山下的女人是老虎呀,染上了就是个大麻烦。
二人生的闷气,归去的途中,谁都不再说话了。
由于姜如军的家在郊区,路况实在是太差。
二人来的时候,便费了老大一番力气,整个身子都要颠散架了。
往回赶的时候,更是承受着痛苦的折磨。
可是,屋破偏逢连阴雨,船破又遇顶头风。
只听砰的一声。
车子立刻打晃,偏离方向。
好在江安及时刹车,才不至于栽到沟里。
江安二人茫然的对望,苦笑不已。
下车之后才发现,车胎竟然爆了。
这可是新买的商务车,才开了几天呀?
并不是说车胎弱爆了,而是说地路况太差,磨损太厉害。
再加上此处是荒原田野,周围沟渠纵横,却一个人也没有。
江安来时就发现了这一处开阔地,风景虽好,奈何方圆五公里范围内人烟稀疏,想要找个人帮忙,谈何容易?
车上也没有备胎,二人相顾无言,惟有泪千行。
殷婉柔像泄了气的皮球,脑袋垮了下来,有气无力的问道:“江安,现在该怎么办?”
“我怎么知道?”
江安没好气的怼了一句。
纵然江安一身是劲,却没修过车,只能看着车胎瘪瘪的样子,不断哀叹着。
此时此刻,置身田野之中,空气清新。
可江安却憋闷的很,这叫个什么事儿啊?
之所以没有租车,而是让杜仲买一辆新车,就是考虑到租车行的车子状况不佳,影响整体计划。
可千算万算,天公依旧不作美,车胎该爆还是要爆。
江安面如苦瓜,见殷婉茹也帮不上忙,便气哼哼的给杜仲打了个电话。
电话刚刚接通,他劈头盖脸地问道:“杜仲,商务车的车胎是在垃圾桶捡来了吧?买了不到一个星期就爆胎了,你敢信?”
“怎么可能?”
杜仲倒吸了一口冷气,拘谨的问道:“师傅,你们在荒郊野外?”
“那可不?”
江安恨得咬牙切齿,心说杜仲不靠谱。
杜仲却不以为然,乐呵呵的笑道:“师傅别急啊,咱们现在办的事,只能缓缓图之,一步一步来。
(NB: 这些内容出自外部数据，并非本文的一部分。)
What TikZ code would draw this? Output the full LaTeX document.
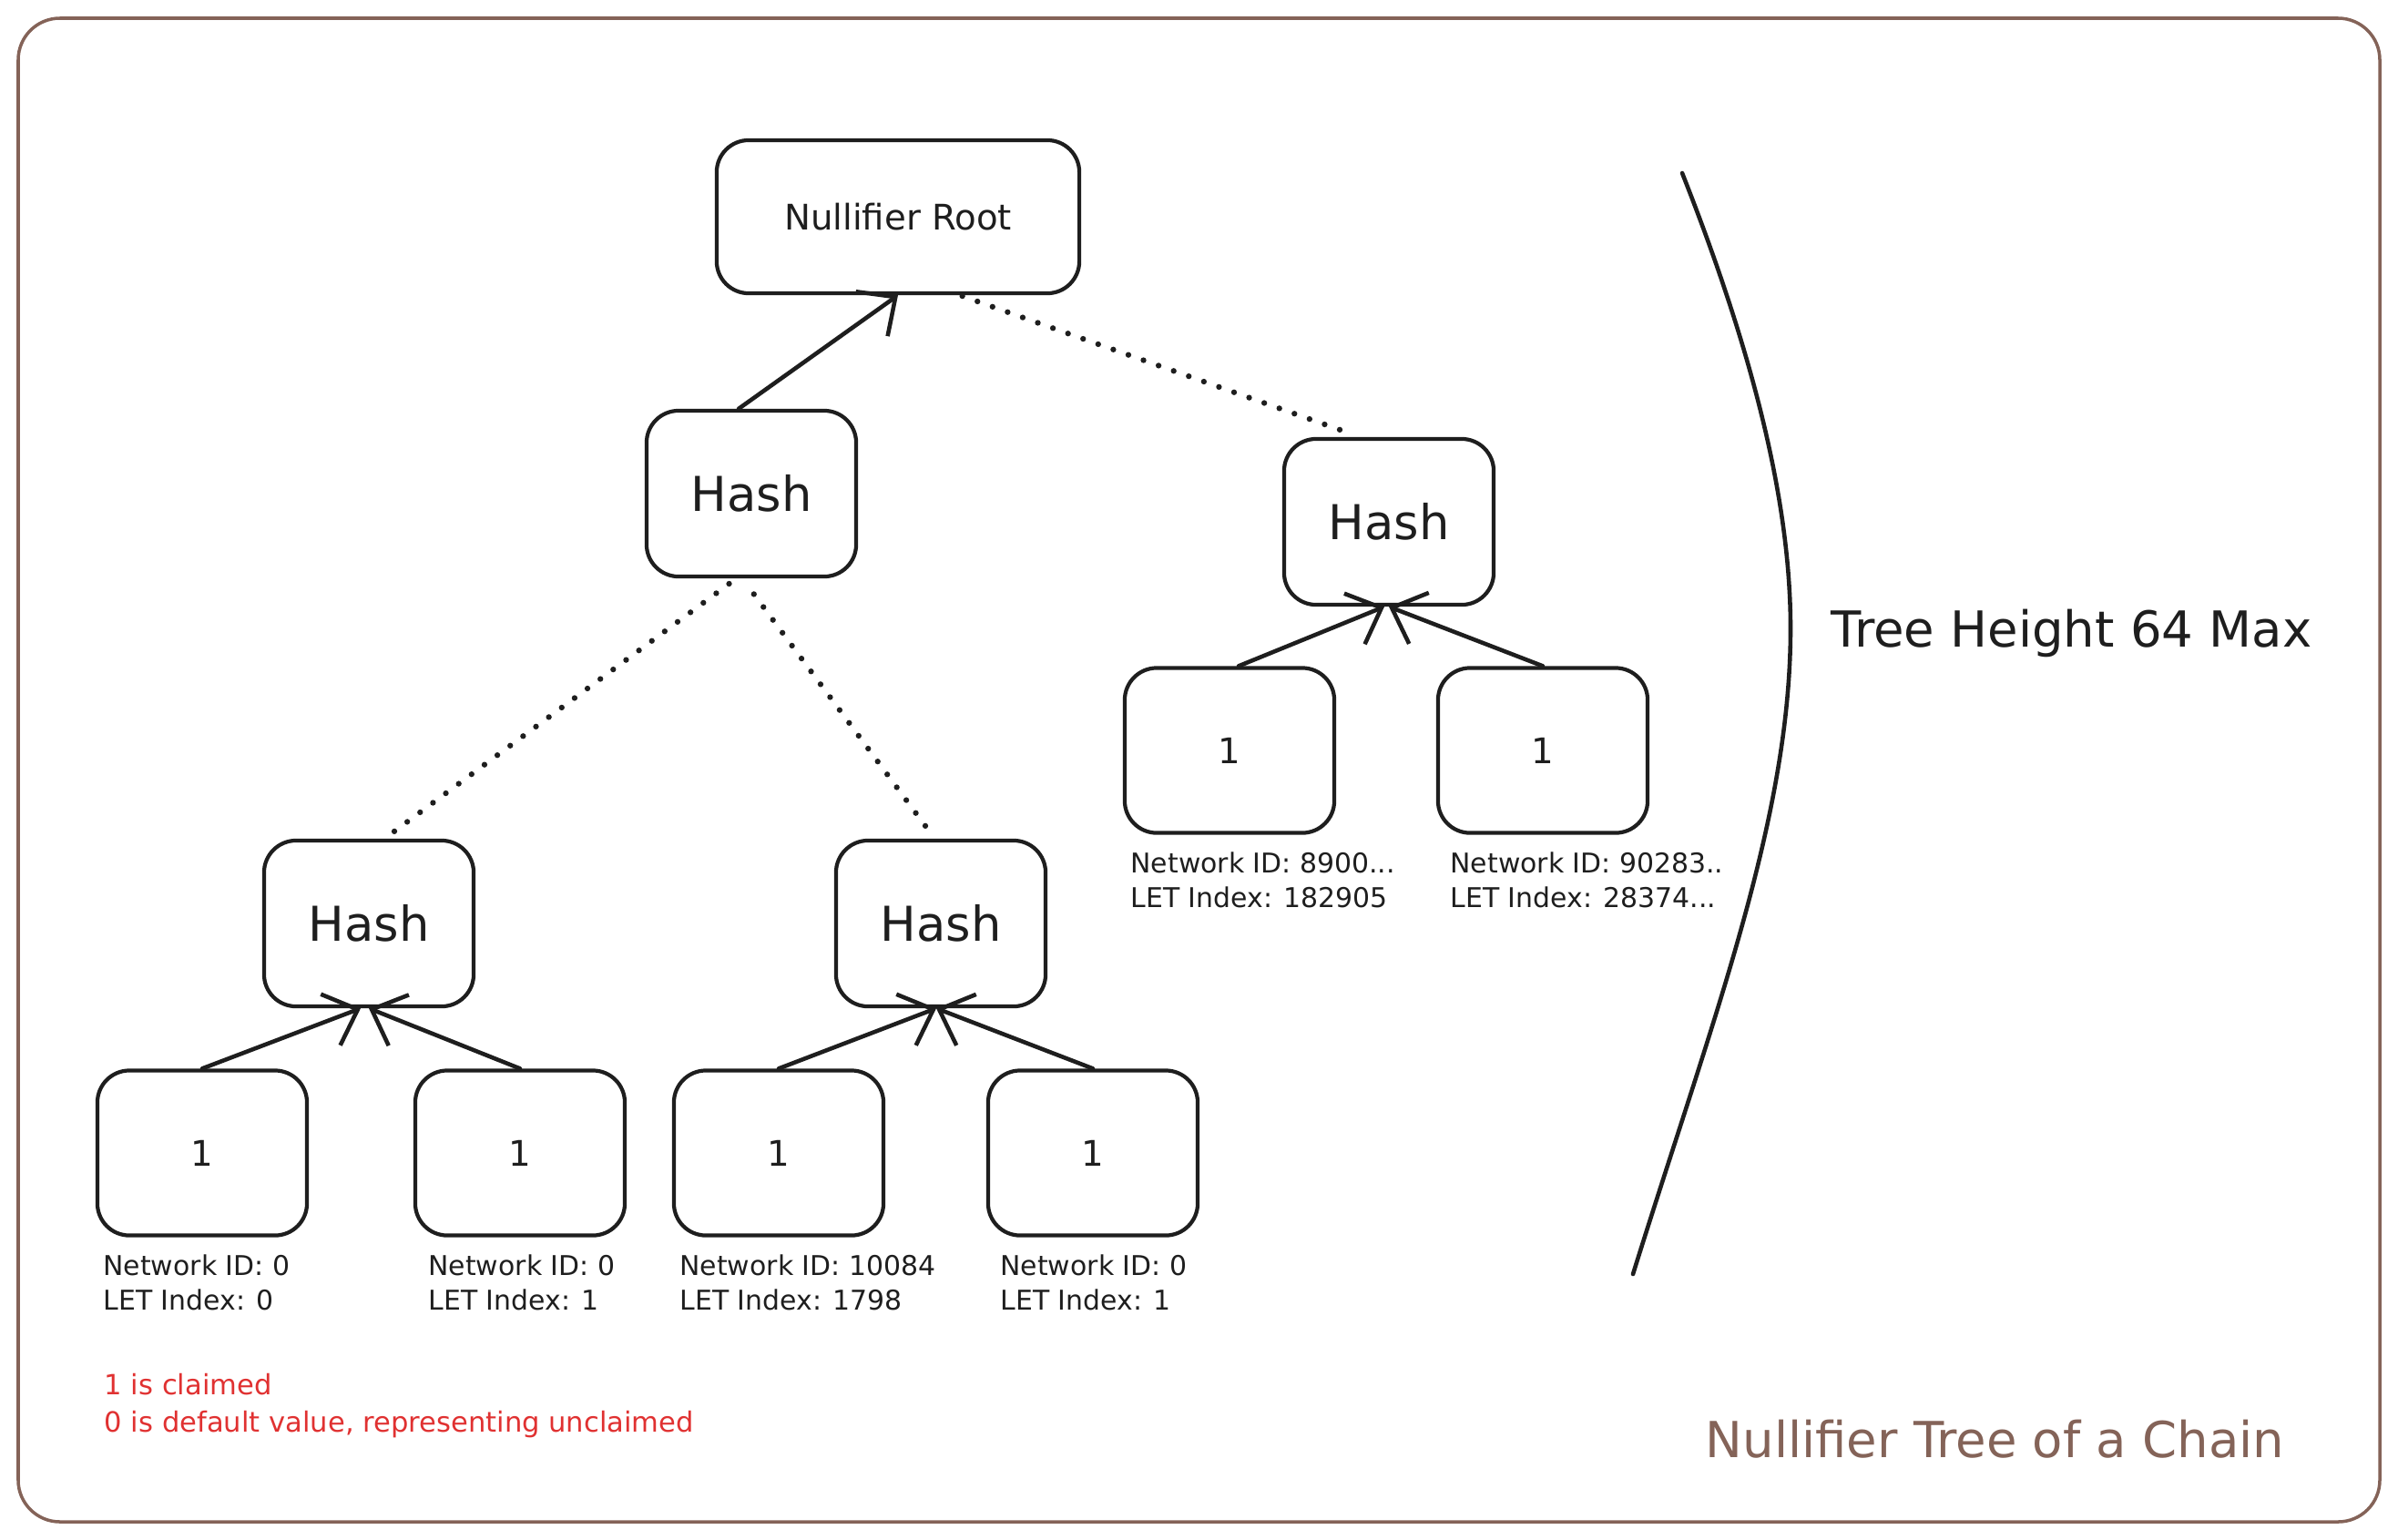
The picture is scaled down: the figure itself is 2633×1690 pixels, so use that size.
\documentclass[tikz,border=0pt]{standalone}
\usepackage{fontspec}
\setmainfont{DejaVu Sans}
\usetikzlibrary{arrows.meta,calc}
\definecolor{ink}{HTML}{1E1E1E}
\definecolor{framebrown}{HTML}{846358}
\definecolor{notered}{HTML}{E03131}
\tikzset{
  rootbox/.style={draw=ink,line width=1.2pt,rounded corners=10pt,
                  minimum width=3.98cm,minimum height=1.68cm,inner sep=0pt,
                  font=\fontsize{11}{13}\selectfont,text=ink},
  hashbox/.style={draw=ink,line width=1.2pt,rounded corners=10pt,
                  minimum width=2.30cm,minimum height=1.82cm,inner sep=0pt,
                  font=\fontsize{15}{18}\selectfont,text=ink},
  leafbox/.style={draw=ink,line width=1.2pt,rounded corners=10pt,
                  minimum width=2.30cm,minimum height=1.81cm,inner sep=0pt,
                  font=\fontsize{11}{13}\selectfont,text=ink},
  leafnote/.style={anchor=north west,align=left,inner sep=0pt,
                   font=\fontsize{8.5}{10.8}\selectfont,text=ink},
  uparr/.style={-{Straight Barb[length=3.2mm,width=6mm]},line width=1.3pt,
                draw=ink,line cap=round},
  dotlink/.style={line width=1.8pt,dash pattern=on 0pt off 5pt,
                  line cap=round,draw=ink}
}

\begin{document}
\begin{tikzpicture}[x=0.01cm,y=-0.01cm]
    \path[use as bounding box] (0,0) rectangle (2633,1690);
    \draw[framebrown,line width=1pt,rounded corners=13pt] (20,20) rectangle (2613,1671);
    % tree
    \node[rootbox] (root) at (986,238) {Nullifier Root};
    \node[hashbox] (hA) at (825,542) {Hash};
    \node[hashbox] (hB) at (1525,573) {Hash};
    \node[hashbox] (hC) at (405,1014) {Hash};
    \node[hashbox] (hD) at (1033,1014) {Hash};
    \node[leafbox] (l1) at (222,1266) {1};
    \node[leafbox] (l2) at (571,1266) {1};
    \node[leafbox] (l3) at (855,1266) {1};
    \node[leafbox] (l4) at (1200,1266) {1};
    \node[leafbox] (r1) at (1350,824) {1};
    \node[leafbox] (r2) at (1694,824) {1};
    \node[leafnote] (l1note) at ($(l1.south west)+(8,18)$) {Network ID: 0\\LET Index: 0};
    \node[leafnote] (l2note) at ($(l2.south west)+(16,18)$) {Network ID: 0\\LET Index: 1};
    \node[leafnote] (l3note) at ($(l3.south west)+(8,18)$) {Network ID: 10084\\LET Index: 1798};
    \node[leafnote] (l4note) at ($(l4.south west)+(15,18)$) {Network ID: 0\\LET Index: 1};
    \node[leafnote] (r1note) at ($(r1.south west)+(8,18)$) {Network ID: 8900...\\LET Index: 182905};
    \node[leafnote] (r2note) at ($(r2.south west)+(15,18)$) {Network ID: 90283..\\LET Index: 28374...};
    \draw[uparr] ($(hA.north)+(-14,0)$) -- (root.south);
    \draw[dotlink] ($(hB.north)+(-54,-8)$) -- ($(root.south)+(68,0)$);
    \draw[dotlink] ($(hC.north)+(28,-8)$) -- ($(hA.south)+(-22,4)$);
    \draw[dotlink] ($(hD.north)+(-17,-14)$) -- ($(hA.south)+(-7,4)$);
    \draw[uparr] (l1.north) -- ($(hC.south)+(-9,0)$);
    \draw[uparr] (l2.north) -- (hC.south);
    \draw[uparr] (l3.north) -- ($(hD.south)+(-5,0)$);
    \draw[uparr] (l4.north) -- ($(hD.south)+(-5,0)$);
    \draw[uparr] ($(r1.north)+(10,0)$) -- ($(hB.south)+(-5,0)$);
    \draw[uparr] (r2.north) -- (hB.south);
    % height brace
    \draw[ink,line width=1.3pt,line cap=round] (1847,190)
      .. controls (1930,400) and (1966,560) .. (1966,690)
      .. controls (1966,900) and (1880,1120) .. (1793,1399);
    \node[anchor=west,inner sep=0pt,font=\fontsize{15.5}{18}\selectfont,text=ink] (height) at (2010,695) {Tree Height 64 Max};
    % notes
    \node[anchor=north west,align=left,inner sep=0pt,font=\fontsize{8.7}{11.4}\selectfont,text=notered] (legend) at (114,1508)
      {1 is claimed\\0 is default value, representing unclaimed};
    \node[anchor=west,inner sep=0pt,font=\fontsize{15.5}{18}\selectfont,text=framebrown] (title) at (1872,1580) {Nullifier Tree of a Chain};
  \end{tikzpicture}
\end{document}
在野外也好,吹吹冷风缓缓脑子,也能理智的思考问题,就当是郊游了。带着美女出游,福利不错,你应该珍惜呀。徒儿我马上找专业人员去救驾的,大概一个半小时后到达。”
“好吧。”
江安无奈。只能先应了下来。
一个半小时呀,况且天寒地冻、北风呼啸。
江安站在那里,望而兴叹,喝了不少西北风。
殷婉柔明显受不了寒意,哧溜钻进车里,打开空调,不愿出来了。
江安虽身强体壮,但面对大自然的力量,还是太过渺小,只能紧随其后,趁机取暖。
反正时间还早,江安把座椅放倒。
由于商务车空间极其宽敞,就这么舒适的往上一躺,吹着小空调,别提有多舒爽了。
他伸了个懒腰,双眼微眯,想要趁机休息一会儿。
可惜未能如愿,很快就感觉一股幽香扑鼻,由远及近。
接着耳边便传来了娇媚话语。
“江安,杜仲真的一个半小时之后才到?”
“他是这么说的。”
江安眼皮都没抬一下,敷衍说道。
殷婉柔眼波一转,娇滴滴道:“这不对呀,咱来的时候,虽路况复杂,也仅用了半小时而已,难道杜仲是开拖拉机来的吗?”
“咦?”
江安睁开一只眼,也意识到了微妙的问题。